• _What is being asked_
Type out the complete listing below word for word, without its pictures.

• _Source data_
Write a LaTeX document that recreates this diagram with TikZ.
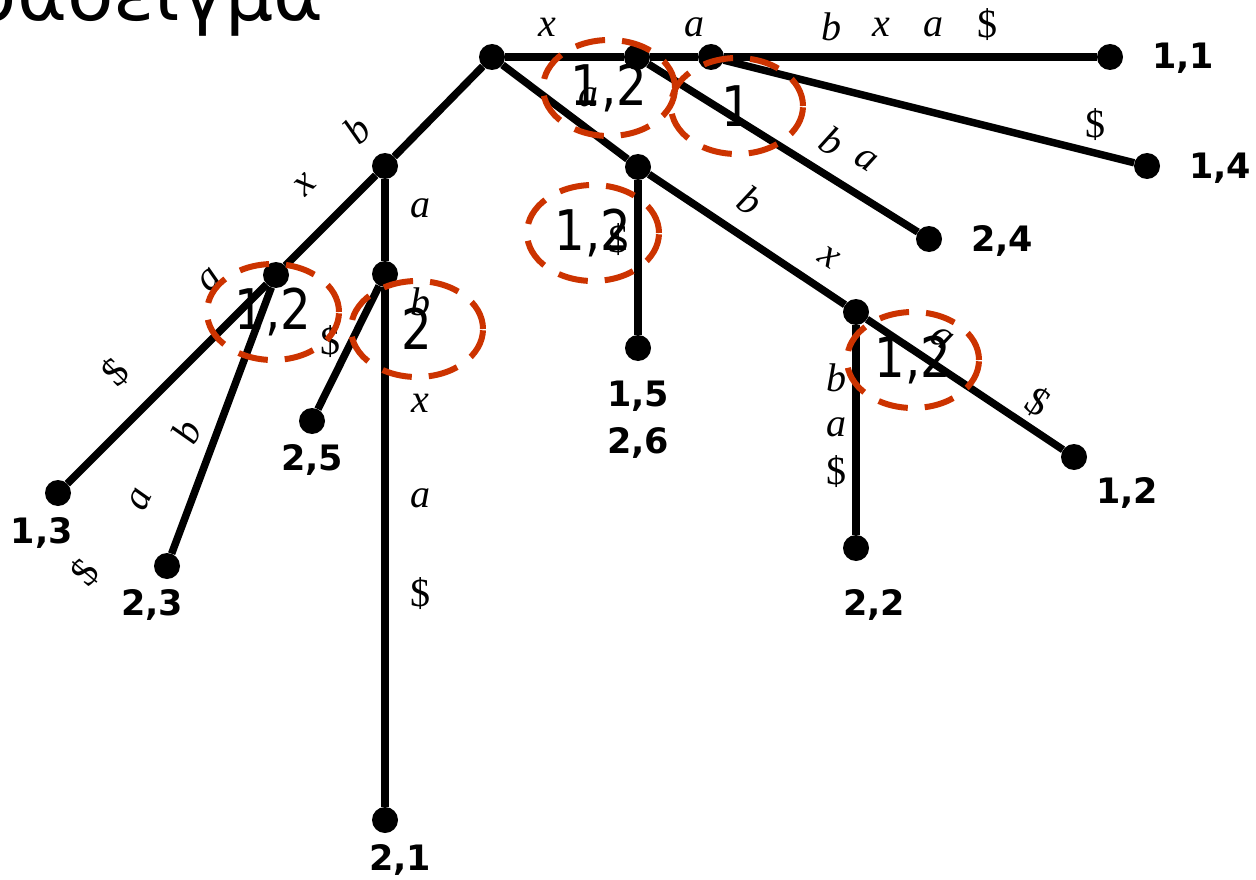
\documentclass[tikz,border=0pt]{standalone}
\usepackage{fontspec}
\setmainfont{DejaVu Sans}
\newfontfamily\tms{Liberation Serif}
\usetikzlibrary{shapes.geometric}
\definecolor{hl}{HTML}{CC3300}
\newcommand{\cnt}[1]{\scalebox{0.86}[1]{#1}}
\tikzset{
 edge/.style={line width=7.5pt},
 dot/.style={circle, fill=black, inner sep=0pt, minimum size=26pt},
 leaf/.style={font=\fontsize{35}{47}\selectfont\bfseries, inner sep=0pt, align=center},
 lbl/.style={font=\tms\itshape\fontsize{40}{44}\selectfont, inner sep=0pt},
 dlr/.style={font=\tms\fontsize{40}{44}\selectfont, inner sep=0pt},
 ell/.style={ellipse, draw=hl, line width=6pt, dash pattern=on 30pt off 17pt,
   minimum width=132pt, minimum height=96pt, inner sep=0pt, font=\fontsize{56}{60}\selectfont},
 ttl/.style={font=\fontsize{76}{80}\selectfont, inner sep=0pt, anchor=base west}
}
\begin{document}
\begin{tikzpicture}[x=1pt,y=-1pt]
\useasboundingbox (0,0) rectangle (1256,880);
% title (cut by the top edge)
\node[ttl] (title) at (17,21) {\llap{Παρ}άδειγμα};
% nodes
\node[dot] (R) at (492,57) {};
\node[dot] (A) at (637,57) {};
\node[dot] (B) at (711,57) {};
\node[dot] (L11) at (1110,57) {};
\node[dot] (L14) at (1147,166) {};
\node[dot] (L24) at (929,239) {};
\node[dot] (C) at (638,167) {};
\node[dot] (D) at (856,312) {};
\node[dot] (L12) at (1074,457) {};
\node[dot] (L15) at (638,348) {};
\node[dot] (L22) at (856,548) {};
\node[dot] (E) at (385,166) {};
\node[dot] (F) at (276,275) {};
\node[dot] (L13) at (58,493) {};
\node[dot] (G) at (385,274) {};
\node[dot] (L21) at (385,820) {};
\node[dot] (L25) at (312,421) {};
\node[dot] (L23) at (167,566) {};
% edges
\draw[edge] (R) -- (A);
\draw[edge] (A) -- (B);
\draw[edge] (B) -- (L11);
\draw[edge] (B) -- (L14);
\draw[edge] (A) -- (L24);
\draw[edge] (R) -- (C);
\draw[edge] (C) -- (D);
\draw[edge] (D) -- (L12);
\draw[edge] (C) -- (L15);
\draw[edge] (D) -- (L22);
\draw[edge] (R) -- (E);
\draw[edge] (E) -- (F);
\draw[edge] (F) -- (L13);
\draw[edge] (E) -- (G);
\draw[edge] (G) -- (L21);
\draw[edge] (G) -- (L25);
\draw[edge] (F) -- (L23);
% leaf labels
\node[leaf] (t11) at (1183,58) {1,1};
\node[leaf] (t14) at (1220,168) {1,4};
\node[leaf] (t24) at (1002,241) {2,4};
\node[leaf] (t12) at (1127,493) {1,2};
\node[leaf] (t22) at (874,605) {2,2};
\node[leaf] (t15) at (638,420) {1,5\\2,6};
\node[leaf] (t13) at (42,533) {1,3};
\node[leaf] (t23) at (152,605) {2,3};
\node[leaf] (t25) at (312,460) {2,5};
\node[leaf] (t21) at (400,860) {2,1};
% edge letters
\node[lbl] (e1) at (547,27) {x};
\node[lbl] (e2) at (694,27) {a};
\node[lbl] (e3) at (831,27) {b};
\node[lbl] (e4) at (881,27) {x};
\node[lbl] (e5) at (933,27) {a};
\node[dlr] (e6) at (987,25) {\$};
\node[dlr] (e7) at (1095,125) {\$};
\node[lbl,rotate=-32] (e8) at (832,141) {b};
\node[lbl,rotate=-32] (e9) at (866,160) {a};
\node[lbl] (e10) at (588,97) {a};
\node[lbl,rotate=-33] (e11) at (750,200) {b};
\node[lbl,rotate=-33] (e12) at (829,258) {x};
\node[dlr] (e13) at (618,240) {\$};
\node[lbl,rotate=-33] (e14) at (942,338) {a};
\node[dlr,rotate=-33] (e15) at (1038,402) {\$};
\node[lbl] (e16) at (836,378) {b};
\node[lbl] (e17) at (836,427) {a};
\node[dlr] (e18) at (836,472) {\$};
\node[lbl,rotate=45] (e19) at (357,130) {b};
\node[lbl,rotate=45] (e20) at (305,185) {x};
\node[lbl,rotate=45] (e21) at (210,280) {a};
\node[dlr,rotate=45] (e22) at (115,372) {\$};
\node[lbl,rotate=65] (e23) at (186,432) {b};
\node[lbl,rotate=65] (e24) at (140,500) {a};
\node[dlr,rotate=50] (e25) at (85,573) {\$};
\node[lbl] (e26) at (420,208) {a};
\node[lbl] (e27) at (420,302) {b};
\node[lbl] (e28) at (420,403) {x};
\node[lbl] (e29) at (420,498) {a};
\node[dlr] (e30) at (420,594) {\$};
\node[dlr] (e31) at (330,342) {\$};
% highlighted counts
\node[ell] (c1) at (609,88) {\cnt{1,2}};
\node[ell] (c2) at (737,106) {\cnt{1}};
\node[ell] (c3) at (593,233) {\cnt{1,2}};
\node[ell] (c4) at (273,312) {\cnt{1,2}};
\node[ell] (c5) at (417,329) {\cnt{2}};
\node[ell] (c6) at (913,360) {\cnt{1,2}};
\end{tikzpicture}
\end{document}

• _Response_
Write a LaTeX document that recreates this diagram with TikZ.
\documentclass[tikz,border=0pt]{standalone}
\usepackage{fontspec}
\setmainfont{DejaVu Sans}
\newfontfamily\tms{Liberation Serif}
\usetikzlibrary{shapes.geometric}
\definecolor{hl}{HTML}{CC3300}
\newcommand{\cnt}[1]{\scalebox{0.86}[1]{#1}}
\tikzset{
 edge/.style={line width=7.5pt},
 dot/.style={circle, fill=black, inner sep=0pt, minimum size=26pt},
 leaf/.style={font=\fontsize{35}{47}\selectfont\bfseries, inner sep=0pt, align=center},
 lbl/.style={font=\tms\itshape\fontsize{40}{44}\selectfont, inner sep=0pt},
 dlr/.style={font=\tms\fontsize{40}{44}\selectfont, inner sep=0pt},
 ell/.style={ellipse, draw=hl, line width=6pt, dash pattern=on 30pt off 17pt,
   minimum width=132pt, minimum height=96pt, inner sep=0pt, font=\fontsize{56}{60}\selectfont},
 ttl/.style={font=\fontsize{76}{80}\selectfont, inner sep=0pt, anchor=base west}
}
\begin{document}
\begin{tikzpicture}[x=1pt,y=-1pt]
\useasboundingbox (0,0) rectangle (1256,880);
% title (cut by the top edge)
\node[ttl] (title) at (17,21) {\llap{Παρ}άδειγμα};
% nodes
\node[dot] (R) at (492,57) {};
\node[dot] (A) at (637,57) {};
\node[dot] (B) at (711,57) {};
\node[dot] (L11) at (1110,57) {};
\node[dot] (L14) at (1147,166) {};
\node[dot] (L24) at (929,239) {};
\node[dot] (C) at (638,167) {};
\node[dot] (D) at (856,312) {};
\node[dot] (L12) at (1074,457) {};
\node[dot] (L15) at (638,348) {};
\node[dot] (L22) at (856,548) {};
\node[dot] (E) at (385,166) {};
\node[dot] (F) at (276,275) {};
\node[dot] (L13) at (58,493) {};
\node[dot] (G) at (385,274) {};
\node[dot] (L21) at (385,820) {};
\node[dot] (L25) at (312,421) {};
\node[dot] (L23) at (167,566) {};
% edges
\draw[edge] (R) -- (A);
\draw[edge] (A) -- (B);
\draw[edge] (B) -- (L11);
\draw[edge] (B) -- (L14);
\draw[edge] (A) -- (L24);
\draw[edge] (R) -- (C);
\draw[edge] (C) -- (D);
\draw[edge] (D) -- (L12);
\draw[edge] (C) -- (L15);
\draw[edge] (D) -- (L22);
\draw[edge] (R) -- (E);
\draw[edge] (E) -- (F);
\draw[edge] (F) -- (L13);
\draw[edge] (E) -- (G);
\draw[edge] (G) -- (L21);
\draw[edge] (G) -- (L25);
\draw[edge] (F) -- (L23);
% leaf labels
\node[leaf] (t11) at (1183,58) {1,1};
\node[leaf] (t14) at (1220,168) {1,4};
\node[leaf] (t24) at (1002,241) {2,4};
\node[leaf] (t12) at (1127,493) {1,2};
\node[leaf] (t22) at (874,605) {2,2};
\node[leaf] (t15) at (638,420) {1,5\\2,6};
\node[leaf] (t13) at (42,533) {1,3};
\node[leaf] (t23) at (152,605) {2,3};
\node[leaf] (t25) at (312,460) {2,5};
\node[leaf] (t21) at (400,860) {2,1};
% edge letters
\node[lbl] (e1) at (547,27) {x};
\node[lbl] (e2) at (694,27) {a};
\node[lbl] (e3) at (831,27) {b};
\node[lbl] (e4) at (881,27) {x};
\node[lbl] (e5) at (933,27) {a};
\node[dlr] (e6) at (987,25) {\$};
\node[dlr] (e7) at (1095,125) {\$};
\node[lbl,rotate=-32] (e8) at (832,141) {b};
\node[lbl,rotate=-32] (e9) at (866,160) {a};
\node[lbl] (e10) at (588,97) {a};
\node[lbl,rotate=-33] (e11) at (750,200) {b};
\node[lbl,rotate=-33] (e12) at (829,258) {x};
\node[dlr] (e13) at (618,240) {\$};
\node[lbl,rotate=-33] (e14) at (942,338) {a};
\node[dlr,rotate=-33] (e15) at (1038,402) {\$};
\node[lbl] (e16) at (836,378) {b};
\node[lbl] (e17) at (836,427) {a};
\node[dlr] (e18) at (836,472) {\$};
\node[lbl,rotate=45] (e19) at (357,130) {b};
\node[lbl,rotate=45] (e20) at (305,185) {x};
\node[lbl,rotate=45] (e21) at (210,280) {a};
\node[dlr,rotate=45] (e22) at (115,372) {\$};
\node[lbl,rotate=65] (e23) at (186,432) {b};
\node[lbl,rotate=65] (e24) at (140,500) {a};
\node[dlr,rotate=50] (e25) at (85,573) {\$};
\node[lbl] (e26) at (420,208) {a};
\node[lbl] (e27) at (420,302) {b};
\node[lbl] (e28) at (420,403) {x};
\node[lbl] (e29) at (420,498) {a};
\node[dlr] (e30) at (420,594) {\$};
\node[dlr] (e31) at (330,342) {\$};
% highlighted counts
\node[ell] (c1) at (609,88) {\cnt{1,2}};
\node[ell] (c2) at (737,106) {\cnt{1}};
\node[ell] (c3) at (593,233) {\cnt{1,2}};
\node[ell] (c4) at (273,312) {\cnt{1,2}};
\node[ell] (c5) at (417,329) {\cnt{2}};
\node[ell] (c6) at (913,360) {\cnt{1,2}};
\end{tikzpicture}
\end{document}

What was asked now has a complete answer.